According to the CAA, such incidents occurred at least twice in 2002 and 2009.

In both occasions, Japanese fighter jets used an emergency frequency to demand that Taiwanese civilian aircraft that passed through the air zone change their course, the CAA said.

Shen made the comments during a question-and-answer session at the Legislature's Foreign Affairs and National Defense Committee yesterday.

Shen and several other senior government officials, including Defense Minister Yen Ming (嚴明), Foreign Minister David Lin (林永樂) and National Security Bureau head Tsai De-sheng (蔡得勝), were asked to attend the session to report on measures taken by the government in response to China's recent demarcation of a new ADIZ of its own over the East China Sea.

On Nov. 23, Beijing established an East China Sea ADIZ that includes the disputed Diaoyutai Islands (釣魚台), which are also claimed by both Taiwan and Japan, a move that drew intense protests by Japan and the U.S.
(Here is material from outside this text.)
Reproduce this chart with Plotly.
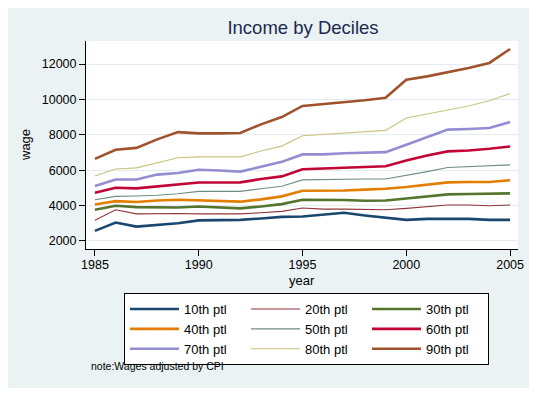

Patrols in East China Sea Continue: Defense Chief

Meanwhile, Yen said yesterday that Taiwan's military training operations and patrols within the portion of its ADIZ which overlaps with China's have not been affected by Beijing's latest move.

Yen told lawmakers that the Air Force over the past week dispatched more than 30 fighter jet sorties to the part of Taiwan's ADIZ that intersects with China's newly designated zone.

On the other hand, no Chinese aircraft had been detected in this overlapping zone since China announced on Nov. 23 its establishment of the new ADIZ, he noted.

Yen, however, said that the R.O.C. Armed Forces will not hold drills in the overlapping air zone, a move suggested by a ruling lawmaker who said the move could strengthen Taiwan's sovereignty claims in the disputed area.

"We will continue to carry out routine patrols to the region but we will not hold exercises to avoid escalating tensions in the region," he said.